## Written problem
Could you repeat, exactly as they stand, the lines between the one with "Output the Python" and the one with "import pandas as pd", inclusive, minus the pictures?

***** Task data *****

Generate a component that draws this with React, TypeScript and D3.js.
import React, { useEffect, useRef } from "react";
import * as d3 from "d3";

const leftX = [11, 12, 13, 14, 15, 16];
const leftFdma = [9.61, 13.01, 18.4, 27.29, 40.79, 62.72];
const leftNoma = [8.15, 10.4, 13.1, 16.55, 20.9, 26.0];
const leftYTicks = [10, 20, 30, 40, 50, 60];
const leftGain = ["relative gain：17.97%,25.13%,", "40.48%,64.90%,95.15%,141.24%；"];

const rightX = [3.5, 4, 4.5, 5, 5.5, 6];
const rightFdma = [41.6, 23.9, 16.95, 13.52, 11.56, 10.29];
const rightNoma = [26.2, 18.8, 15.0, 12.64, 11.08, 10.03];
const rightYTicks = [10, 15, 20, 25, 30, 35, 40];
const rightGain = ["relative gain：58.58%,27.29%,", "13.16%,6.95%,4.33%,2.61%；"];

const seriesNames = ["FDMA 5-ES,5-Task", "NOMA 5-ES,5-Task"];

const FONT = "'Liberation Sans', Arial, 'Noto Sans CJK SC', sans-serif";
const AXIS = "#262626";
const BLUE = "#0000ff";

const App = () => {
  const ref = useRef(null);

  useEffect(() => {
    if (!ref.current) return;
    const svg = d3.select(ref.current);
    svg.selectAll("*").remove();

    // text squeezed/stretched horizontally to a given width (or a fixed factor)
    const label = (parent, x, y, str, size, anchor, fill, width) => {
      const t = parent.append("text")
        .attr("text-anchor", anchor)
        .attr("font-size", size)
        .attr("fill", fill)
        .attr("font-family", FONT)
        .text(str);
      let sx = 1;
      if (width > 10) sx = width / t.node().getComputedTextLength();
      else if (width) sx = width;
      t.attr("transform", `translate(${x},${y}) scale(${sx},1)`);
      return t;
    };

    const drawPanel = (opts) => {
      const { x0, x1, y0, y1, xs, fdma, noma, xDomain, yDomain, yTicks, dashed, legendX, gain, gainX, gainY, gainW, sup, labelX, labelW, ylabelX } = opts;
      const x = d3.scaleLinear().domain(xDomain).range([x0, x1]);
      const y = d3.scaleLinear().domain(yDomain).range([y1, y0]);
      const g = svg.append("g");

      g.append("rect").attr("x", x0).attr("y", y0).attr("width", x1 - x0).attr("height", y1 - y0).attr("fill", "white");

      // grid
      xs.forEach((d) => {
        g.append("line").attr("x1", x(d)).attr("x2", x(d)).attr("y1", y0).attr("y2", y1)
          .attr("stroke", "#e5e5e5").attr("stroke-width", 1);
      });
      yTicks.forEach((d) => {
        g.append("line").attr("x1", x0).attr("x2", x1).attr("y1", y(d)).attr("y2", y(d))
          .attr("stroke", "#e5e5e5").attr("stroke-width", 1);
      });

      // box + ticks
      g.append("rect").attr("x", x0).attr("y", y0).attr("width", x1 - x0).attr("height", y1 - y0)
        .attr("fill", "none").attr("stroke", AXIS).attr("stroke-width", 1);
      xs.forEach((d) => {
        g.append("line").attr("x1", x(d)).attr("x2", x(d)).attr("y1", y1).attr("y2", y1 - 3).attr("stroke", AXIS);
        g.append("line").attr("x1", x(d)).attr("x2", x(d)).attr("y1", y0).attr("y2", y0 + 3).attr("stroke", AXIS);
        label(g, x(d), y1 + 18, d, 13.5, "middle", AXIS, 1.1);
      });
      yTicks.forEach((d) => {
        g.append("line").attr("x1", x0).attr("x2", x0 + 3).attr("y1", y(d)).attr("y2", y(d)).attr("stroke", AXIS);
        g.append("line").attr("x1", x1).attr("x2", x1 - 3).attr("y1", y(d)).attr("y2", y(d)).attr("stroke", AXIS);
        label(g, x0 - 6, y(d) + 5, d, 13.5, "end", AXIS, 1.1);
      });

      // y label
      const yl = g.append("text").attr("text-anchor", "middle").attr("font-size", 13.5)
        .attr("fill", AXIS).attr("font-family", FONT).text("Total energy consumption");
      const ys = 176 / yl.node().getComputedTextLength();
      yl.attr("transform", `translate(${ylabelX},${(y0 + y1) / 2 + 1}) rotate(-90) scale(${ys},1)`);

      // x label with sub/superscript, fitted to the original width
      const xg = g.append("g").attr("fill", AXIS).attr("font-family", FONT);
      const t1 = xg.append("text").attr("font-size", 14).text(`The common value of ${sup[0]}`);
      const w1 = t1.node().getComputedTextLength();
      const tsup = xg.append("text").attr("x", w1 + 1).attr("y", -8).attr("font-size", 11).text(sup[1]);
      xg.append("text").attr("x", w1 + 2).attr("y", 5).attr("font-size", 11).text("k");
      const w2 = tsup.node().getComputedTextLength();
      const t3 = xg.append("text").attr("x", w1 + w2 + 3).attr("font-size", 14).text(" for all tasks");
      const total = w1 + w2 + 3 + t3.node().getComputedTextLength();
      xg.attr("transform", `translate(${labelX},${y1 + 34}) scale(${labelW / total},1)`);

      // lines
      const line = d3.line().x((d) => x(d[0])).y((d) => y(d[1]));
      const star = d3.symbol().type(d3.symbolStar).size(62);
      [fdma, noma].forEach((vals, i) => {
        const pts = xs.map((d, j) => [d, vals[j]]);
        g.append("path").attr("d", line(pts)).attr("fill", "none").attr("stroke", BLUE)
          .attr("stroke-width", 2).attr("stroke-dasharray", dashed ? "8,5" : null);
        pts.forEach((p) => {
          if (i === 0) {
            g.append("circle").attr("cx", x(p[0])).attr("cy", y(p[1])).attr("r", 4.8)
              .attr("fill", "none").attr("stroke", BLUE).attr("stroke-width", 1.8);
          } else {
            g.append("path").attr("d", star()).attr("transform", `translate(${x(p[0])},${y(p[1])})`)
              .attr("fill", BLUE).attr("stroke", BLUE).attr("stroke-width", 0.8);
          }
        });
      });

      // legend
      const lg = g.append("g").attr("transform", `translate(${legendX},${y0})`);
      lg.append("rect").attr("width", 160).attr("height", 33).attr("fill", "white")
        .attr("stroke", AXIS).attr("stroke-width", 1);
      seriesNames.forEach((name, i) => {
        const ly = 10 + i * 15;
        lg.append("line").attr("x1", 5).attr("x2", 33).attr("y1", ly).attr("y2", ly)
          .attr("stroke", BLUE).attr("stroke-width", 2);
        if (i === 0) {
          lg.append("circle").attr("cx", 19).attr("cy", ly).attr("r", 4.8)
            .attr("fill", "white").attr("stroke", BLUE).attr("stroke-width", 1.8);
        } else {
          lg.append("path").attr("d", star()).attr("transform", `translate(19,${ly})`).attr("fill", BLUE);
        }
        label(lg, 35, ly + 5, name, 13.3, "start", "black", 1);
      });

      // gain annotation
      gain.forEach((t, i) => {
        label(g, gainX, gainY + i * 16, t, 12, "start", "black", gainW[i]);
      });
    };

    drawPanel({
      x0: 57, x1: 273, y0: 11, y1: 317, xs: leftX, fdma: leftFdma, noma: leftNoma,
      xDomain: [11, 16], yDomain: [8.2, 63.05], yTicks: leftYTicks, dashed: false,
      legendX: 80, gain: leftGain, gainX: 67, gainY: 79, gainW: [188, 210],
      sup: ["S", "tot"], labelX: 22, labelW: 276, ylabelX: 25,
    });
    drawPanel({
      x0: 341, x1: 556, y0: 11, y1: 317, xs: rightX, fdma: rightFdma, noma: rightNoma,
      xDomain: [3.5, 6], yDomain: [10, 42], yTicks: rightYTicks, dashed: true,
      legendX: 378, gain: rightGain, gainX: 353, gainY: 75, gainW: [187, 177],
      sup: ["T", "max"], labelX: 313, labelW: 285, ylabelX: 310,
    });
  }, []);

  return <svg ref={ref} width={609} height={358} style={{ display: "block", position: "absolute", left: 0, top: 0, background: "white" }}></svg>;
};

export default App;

*****
***** Task data *****

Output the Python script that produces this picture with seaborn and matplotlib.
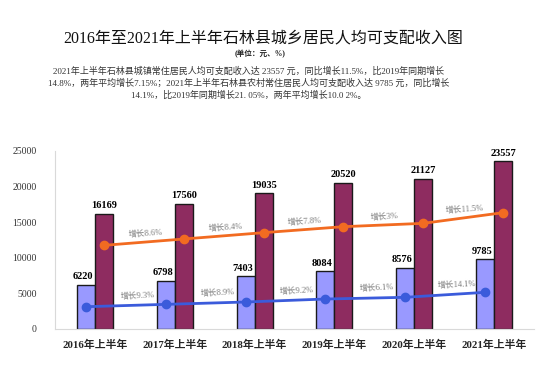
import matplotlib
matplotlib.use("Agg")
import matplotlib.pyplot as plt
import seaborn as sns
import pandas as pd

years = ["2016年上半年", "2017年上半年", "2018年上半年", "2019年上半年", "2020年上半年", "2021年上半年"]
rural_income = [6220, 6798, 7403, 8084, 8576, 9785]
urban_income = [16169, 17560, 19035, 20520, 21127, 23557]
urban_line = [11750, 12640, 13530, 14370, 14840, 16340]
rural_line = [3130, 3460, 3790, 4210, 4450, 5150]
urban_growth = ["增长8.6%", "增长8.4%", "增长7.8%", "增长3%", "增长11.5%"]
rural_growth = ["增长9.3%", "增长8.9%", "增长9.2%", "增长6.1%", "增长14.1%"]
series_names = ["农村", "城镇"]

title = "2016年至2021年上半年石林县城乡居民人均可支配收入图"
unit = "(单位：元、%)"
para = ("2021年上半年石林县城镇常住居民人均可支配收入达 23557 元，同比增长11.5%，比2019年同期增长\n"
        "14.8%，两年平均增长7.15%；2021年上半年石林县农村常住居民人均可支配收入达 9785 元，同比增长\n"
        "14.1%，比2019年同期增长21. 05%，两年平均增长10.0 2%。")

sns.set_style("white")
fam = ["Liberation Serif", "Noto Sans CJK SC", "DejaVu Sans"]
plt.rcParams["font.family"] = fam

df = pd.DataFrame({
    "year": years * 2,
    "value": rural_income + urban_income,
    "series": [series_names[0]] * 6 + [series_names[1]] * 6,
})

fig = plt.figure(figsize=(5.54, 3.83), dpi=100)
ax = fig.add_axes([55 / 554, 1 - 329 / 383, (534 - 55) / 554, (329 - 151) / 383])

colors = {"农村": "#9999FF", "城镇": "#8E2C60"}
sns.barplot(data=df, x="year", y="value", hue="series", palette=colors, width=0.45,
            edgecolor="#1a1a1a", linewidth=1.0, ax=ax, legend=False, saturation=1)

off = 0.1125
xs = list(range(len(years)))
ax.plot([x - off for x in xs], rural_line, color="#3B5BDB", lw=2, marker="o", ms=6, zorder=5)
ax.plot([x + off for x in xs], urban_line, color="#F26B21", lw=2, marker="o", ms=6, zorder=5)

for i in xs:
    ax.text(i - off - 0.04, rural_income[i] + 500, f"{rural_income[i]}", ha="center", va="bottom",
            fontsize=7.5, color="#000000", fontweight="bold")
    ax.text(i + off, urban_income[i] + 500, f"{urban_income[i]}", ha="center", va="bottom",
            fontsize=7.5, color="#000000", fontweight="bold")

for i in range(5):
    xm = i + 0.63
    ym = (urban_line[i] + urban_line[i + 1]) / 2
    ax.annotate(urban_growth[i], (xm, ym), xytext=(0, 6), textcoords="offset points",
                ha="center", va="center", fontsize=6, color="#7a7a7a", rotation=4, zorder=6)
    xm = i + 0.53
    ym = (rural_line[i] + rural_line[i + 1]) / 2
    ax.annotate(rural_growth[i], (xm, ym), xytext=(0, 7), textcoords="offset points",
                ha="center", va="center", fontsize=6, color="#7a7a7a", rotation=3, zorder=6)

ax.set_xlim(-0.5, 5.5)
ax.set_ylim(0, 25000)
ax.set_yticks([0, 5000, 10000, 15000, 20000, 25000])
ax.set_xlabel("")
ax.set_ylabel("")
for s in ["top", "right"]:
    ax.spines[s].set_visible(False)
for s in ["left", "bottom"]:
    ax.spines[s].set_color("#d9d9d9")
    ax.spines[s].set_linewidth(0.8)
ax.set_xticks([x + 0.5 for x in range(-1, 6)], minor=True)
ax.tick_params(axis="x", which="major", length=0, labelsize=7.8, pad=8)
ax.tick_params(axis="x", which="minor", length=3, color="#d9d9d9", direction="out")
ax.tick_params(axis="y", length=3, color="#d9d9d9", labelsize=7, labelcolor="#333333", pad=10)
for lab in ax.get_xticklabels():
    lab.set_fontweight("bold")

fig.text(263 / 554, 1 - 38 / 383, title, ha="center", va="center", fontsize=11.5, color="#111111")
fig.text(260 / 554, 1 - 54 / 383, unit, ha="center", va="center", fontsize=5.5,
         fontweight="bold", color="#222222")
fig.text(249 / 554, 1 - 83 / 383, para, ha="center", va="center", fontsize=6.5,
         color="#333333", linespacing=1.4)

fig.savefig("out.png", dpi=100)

*****

## Exercise solution
Output the Python script that produces this picture with seaborn and matplotlib.
import matplotlib
matplotlib.use("Agg")
import matplotlib.pyplot as plt
import seaborn as sns
import pandas as pd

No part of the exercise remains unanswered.